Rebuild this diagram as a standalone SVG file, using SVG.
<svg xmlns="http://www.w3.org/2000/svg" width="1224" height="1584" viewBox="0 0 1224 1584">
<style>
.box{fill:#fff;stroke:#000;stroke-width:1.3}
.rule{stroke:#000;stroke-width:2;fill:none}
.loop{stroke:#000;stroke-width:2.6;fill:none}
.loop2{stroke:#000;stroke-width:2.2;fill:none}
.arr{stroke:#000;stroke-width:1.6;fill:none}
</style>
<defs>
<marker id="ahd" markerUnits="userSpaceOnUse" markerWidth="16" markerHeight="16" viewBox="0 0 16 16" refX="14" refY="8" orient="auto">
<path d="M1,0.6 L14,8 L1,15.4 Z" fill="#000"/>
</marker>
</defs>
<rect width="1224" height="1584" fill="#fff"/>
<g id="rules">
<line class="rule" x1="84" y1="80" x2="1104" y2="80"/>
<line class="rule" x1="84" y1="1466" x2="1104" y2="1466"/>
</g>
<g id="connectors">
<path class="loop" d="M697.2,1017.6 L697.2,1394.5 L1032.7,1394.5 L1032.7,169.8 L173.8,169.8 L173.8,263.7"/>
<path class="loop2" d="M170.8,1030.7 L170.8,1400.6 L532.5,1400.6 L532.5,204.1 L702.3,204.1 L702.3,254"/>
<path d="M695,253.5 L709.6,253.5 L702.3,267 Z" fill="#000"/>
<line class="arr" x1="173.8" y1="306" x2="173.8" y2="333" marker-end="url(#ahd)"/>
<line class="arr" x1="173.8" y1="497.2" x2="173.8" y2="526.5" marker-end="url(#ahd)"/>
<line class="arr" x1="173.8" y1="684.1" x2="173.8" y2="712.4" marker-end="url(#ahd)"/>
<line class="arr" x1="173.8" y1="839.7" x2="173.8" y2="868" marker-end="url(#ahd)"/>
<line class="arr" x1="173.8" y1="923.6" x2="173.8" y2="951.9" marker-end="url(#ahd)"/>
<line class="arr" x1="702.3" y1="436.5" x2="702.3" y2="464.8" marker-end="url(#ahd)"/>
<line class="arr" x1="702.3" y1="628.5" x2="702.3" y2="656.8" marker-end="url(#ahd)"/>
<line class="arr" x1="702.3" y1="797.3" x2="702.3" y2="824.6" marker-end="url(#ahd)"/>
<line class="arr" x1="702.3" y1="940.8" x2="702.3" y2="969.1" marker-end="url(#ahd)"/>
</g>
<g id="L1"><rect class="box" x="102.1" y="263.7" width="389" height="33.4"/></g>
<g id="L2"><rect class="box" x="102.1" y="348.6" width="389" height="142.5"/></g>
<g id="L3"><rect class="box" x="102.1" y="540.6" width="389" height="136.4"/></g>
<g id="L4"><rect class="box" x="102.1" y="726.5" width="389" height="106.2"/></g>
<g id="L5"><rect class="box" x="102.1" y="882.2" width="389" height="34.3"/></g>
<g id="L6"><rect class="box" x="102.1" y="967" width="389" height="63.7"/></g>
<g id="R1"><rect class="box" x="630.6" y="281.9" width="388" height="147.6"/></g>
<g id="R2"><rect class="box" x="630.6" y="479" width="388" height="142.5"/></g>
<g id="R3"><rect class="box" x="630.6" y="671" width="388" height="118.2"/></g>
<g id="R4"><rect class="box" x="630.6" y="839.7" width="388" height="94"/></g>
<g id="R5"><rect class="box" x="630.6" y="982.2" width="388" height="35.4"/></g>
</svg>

* * *

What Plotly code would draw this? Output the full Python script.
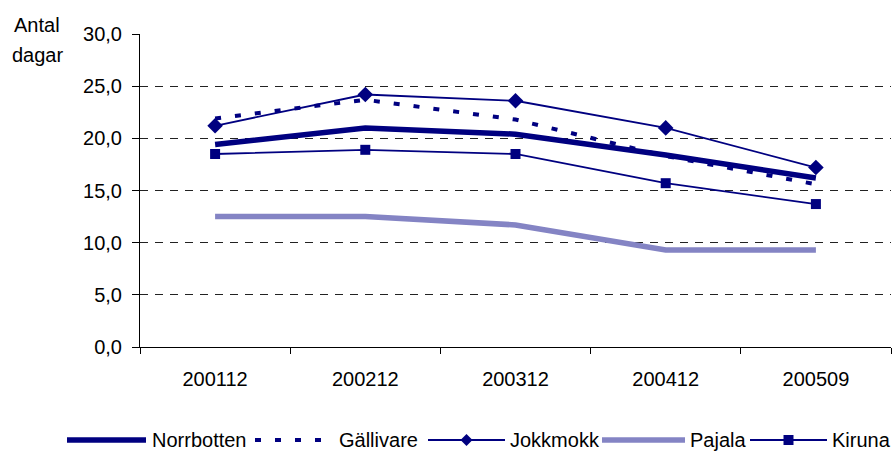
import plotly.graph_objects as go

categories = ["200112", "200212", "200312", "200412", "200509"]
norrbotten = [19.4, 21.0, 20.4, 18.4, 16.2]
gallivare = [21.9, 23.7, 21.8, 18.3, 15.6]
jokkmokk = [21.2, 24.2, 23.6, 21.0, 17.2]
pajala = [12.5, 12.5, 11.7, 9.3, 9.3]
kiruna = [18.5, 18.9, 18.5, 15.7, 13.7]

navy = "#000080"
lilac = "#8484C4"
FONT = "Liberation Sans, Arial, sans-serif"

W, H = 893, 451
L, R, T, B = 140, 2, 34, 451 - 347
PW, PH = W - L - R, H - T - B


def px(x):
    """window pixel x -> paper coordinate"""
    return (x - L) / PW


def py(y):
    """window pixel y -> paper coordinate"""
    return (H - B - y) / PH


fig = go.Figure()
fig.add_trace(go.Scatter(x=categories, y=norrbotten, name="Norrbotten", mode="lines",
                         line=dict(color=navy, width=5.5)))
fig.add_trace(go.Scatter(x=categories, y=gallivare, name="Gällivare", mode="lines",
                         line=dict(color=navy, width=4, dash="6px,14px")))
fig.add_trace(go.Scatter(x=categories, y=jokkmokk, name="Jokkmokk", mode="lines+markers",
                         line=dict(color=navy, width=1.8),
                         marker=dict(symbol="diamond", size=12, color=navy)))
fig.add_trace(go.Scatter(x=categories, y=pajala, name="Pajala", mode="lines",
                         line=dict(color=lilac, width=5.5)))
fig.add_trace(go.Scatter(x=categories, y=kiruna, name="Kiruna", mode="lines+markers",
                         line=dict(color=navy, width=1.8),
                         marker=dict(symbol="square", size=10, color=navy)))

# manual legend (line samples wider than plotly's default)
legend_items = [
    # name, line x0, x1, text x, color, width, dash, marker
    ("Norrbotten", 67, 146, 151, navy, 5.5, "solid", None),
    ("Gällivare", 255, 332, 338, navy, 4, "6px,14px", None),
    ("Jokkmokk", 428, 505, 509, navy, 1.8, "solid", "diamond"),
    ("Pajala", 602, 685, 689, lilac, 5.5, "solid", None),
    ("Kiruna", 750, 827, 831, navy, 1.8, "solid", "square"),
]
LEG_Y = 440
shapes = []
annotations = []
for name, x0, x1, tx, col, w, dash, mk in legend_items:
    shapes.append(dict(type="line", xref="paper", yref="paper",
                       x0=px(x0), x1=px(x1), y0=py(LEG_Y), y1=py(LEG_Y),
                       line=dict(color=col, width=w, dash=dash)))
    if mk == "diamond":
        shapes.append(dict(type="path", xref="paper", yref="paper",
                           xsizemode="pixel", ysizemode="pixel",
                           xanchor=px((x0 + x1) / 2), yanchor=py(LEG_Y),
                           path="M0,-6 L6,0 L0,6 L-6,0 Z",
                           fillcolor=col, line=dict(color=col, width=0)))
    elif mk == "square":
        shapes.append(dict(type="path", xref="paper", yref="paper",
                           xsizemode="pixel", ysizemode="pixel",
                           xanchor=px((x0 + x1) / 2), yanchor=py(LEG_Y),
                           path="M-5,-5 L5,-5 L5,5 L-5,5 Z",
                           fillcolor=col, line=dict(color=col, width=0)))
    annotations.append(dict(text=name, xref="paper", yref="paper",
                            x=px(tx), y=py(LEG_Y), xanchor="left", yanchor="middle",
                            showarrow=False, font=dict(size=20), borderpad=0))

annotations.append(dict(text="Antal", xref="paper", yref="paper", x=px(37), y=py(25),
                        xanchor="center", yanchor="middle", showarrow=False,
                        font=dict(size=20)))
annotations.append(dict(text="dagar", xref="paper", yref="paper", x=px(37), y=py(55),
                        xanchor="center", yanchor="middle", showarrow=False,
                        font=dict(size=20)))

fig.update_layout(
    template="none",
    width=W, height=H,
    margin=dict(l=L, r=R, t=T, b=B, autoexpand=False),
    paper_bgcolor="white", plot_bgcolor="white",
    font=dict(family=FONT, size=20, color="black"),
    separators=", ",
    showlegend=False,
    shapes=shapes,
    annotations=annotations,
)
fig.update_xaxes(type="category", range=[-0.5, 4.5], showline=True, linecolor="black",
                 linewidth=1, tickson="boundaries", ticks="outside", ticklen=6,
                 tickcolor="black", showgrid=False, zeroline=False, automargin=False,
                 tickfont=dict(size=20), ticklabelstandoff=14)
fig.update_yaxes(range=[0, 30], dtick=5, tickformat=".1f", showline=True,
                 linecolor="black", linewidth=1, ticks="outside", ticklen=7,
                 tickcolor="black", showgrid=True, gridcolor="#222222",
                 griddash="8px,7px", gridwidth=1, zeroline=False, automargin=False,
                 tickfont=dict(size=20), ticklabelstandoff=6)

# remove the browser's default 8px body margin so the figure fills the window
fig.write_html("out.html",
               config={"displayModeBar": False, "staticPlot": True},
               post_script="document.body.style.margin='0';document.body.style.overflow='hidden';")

---

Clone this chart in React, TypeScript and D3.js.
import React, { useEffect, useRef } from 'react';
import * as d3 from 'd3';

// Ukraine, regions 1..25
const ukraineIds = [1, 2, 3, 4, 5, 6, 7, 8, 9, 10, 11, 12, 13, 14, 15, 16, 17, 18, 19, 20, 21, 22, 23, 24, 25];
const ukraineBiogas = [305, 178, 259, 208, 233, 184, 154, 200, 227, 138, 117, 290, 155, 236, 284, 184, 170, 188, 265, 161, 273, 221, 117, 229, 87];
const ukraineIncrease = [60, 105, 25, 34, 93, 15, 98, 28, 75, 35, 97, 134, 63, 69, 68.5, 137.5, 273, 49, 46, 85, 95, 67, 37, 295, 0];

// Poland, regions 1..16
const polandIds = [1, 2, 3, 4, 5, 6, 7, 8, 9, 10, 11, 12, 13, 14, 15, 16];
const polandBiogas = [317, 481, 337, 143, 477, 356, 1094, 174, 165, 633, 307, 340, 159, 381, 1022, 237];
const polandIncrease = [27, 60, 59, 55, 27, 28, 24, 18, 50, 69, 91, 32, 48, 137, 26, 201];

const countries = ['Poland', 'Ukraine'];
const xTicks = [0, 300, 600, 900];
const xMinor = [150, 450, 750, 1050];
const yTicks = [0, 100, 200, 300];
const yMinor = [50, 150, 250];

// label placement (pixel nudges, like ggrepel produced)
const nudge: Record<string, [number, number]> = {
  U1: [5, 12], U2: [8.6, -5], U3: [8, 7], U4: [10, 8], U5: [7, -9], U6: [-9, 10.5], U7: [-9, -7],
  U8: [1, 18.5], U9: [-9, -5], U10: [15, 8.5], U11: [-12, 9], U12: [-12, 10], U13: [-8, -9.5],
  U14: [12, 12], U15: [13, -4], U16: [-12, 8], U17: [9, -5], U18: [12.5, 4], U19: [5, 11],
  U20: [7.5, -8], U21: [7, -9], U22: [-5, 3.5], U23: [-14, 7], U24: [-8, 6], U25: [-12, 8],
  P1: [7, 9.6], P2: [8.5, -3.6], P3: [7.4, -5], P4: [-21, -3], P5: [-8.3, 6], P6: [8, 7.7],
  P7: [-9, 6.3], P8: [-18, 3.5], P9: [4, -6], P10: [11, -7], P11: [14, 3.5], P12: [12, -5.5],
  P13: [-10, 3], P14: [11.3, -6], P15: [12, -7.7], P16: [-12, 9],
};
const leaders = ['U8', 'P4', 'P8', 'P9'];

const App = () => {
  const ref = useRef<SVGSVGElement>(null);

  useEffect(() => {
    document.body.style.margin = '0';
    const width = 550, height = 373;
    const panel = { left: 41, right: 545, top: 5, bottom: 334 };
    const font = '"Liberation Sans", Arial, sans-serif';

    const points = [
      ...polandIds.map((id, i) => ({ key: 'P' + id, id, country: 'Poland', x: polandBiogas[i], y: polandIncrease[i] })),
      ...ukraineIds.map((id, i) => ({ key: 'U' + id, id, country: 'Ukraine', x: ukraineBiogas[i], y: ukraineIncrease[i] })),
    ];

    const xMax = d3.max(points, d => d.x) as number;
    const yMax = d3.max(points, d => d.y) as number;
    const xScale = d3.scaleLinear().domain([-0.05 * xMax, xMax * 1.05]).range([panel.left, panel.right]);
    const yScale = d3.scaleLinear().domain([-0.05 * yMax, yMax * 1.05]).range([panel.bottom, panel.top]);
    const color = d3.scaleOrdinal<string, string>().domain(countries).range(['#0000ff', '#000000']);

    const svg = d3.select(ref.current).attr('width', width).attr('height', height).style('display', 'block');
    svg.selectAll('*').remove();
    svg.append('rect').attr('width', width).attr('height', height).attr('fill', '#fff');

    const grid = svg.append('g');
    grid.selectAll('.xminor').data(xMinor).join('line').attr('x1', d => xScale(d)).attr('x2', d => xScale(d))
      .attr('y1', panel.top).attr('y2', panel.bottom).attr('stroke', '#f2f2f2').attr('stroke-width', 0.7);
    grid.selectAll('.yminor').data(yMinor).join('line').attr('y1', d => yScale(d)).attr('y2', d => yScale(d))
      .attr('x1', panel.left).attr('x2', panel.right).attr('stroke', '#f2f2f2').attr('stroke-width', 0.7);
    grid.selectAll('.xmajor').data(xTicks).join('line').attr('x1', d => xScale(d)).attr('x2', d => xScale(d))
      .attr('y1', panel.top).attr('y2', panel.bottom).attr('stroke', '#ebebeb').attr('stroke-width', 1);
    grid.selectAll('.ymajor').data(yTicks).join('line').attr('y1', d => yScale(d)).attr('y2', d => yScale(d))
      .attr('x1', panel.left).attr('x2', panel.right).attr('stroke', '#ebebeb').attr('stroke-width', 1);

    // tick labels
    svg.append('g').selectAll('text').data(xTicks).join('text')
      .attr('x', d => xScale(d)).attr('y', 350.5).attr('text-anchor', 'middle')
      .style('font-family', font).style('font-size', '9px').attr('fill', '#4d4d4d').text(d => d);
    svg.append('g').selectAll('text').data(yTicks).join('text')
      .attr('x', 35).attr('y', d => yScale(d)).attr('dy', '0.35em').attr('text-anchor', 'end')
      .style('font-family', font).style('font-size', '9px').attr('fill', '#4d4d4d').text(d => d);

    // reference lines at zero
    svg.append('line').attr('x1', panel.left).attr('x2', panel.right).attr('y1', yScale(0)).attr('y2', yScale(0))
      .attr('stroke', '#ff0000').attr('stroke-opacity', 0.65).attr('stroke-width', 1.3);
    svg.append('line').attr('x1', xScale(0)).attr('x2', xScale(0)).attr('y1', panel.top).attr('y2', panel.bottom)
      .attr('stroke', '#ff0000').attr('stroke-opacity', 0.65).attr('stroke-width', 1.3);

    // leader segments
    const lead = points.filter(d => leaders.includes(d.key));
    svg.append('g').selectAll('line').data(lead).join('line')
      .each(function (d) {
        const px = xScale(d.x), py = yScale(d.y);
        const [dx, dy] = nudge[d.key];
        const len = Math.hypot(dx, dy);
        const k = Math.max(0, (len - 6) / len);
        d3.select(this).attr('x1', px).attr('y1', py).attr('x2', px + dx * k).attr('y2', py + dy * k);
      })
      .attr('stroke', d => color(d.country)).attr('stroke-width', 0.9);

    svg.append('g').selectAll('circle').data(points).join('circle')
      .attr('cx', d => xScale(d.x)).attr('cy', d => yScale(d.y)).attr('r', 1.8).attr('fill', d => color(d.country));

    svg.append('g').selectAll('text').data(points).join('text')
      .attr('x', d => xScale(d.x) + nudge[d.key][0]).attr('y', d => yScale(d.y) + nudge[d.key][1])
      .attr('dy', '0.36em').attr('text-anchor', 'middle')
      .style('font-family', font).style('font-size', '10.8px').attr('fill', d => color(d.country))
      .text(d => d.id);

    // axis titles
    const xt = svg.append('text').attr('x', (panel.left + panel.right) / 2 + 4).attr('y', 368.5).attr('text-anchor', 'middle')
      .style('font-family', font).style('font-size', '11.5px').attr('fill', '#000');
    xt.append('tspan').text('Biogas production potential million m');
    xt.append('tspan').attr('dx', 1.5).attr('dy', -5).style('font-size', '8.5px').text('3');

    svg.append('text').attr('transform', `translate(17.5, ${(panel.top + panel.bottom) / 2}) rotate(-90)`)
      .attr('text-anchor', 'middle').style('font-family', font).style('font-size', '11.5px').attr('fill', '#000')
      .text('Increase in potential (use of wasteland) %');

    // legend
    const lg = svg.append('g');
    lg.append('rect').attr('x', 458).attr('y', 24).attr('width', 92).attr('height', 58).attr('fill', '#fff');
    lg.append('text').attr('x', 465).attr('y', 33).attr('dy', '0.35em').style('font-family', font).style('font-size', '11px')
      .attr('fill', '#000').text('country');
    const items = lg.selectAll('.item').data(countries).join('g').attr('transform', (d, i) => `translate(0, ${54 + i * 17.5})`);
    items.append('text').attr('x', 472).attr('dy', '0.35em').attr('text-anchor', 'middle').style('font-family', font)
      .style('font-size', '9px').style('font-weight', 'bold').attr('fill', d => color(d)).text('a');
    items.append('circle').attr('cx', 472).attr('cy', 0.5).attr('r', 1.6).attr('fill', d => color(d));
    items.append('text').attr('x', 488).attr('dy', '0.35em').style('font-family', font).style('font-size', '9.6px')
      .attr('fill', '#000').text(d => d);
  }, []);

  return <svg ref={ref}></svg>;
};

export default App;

> _Challenge_
In the records above, find the lines containing "this" and copy them.

> _Answer for the task_
Rebuild this diagram as a standalone SVG file, using SVG.
What Plotly code would draw this? Output the full Python script.
Clone this chart in React, TypeScript and D3.js.
        d3.select(this).attr('x1', px).attr('y1', py).attr('x2', px + dx * k).attr('y2', py + dy * k);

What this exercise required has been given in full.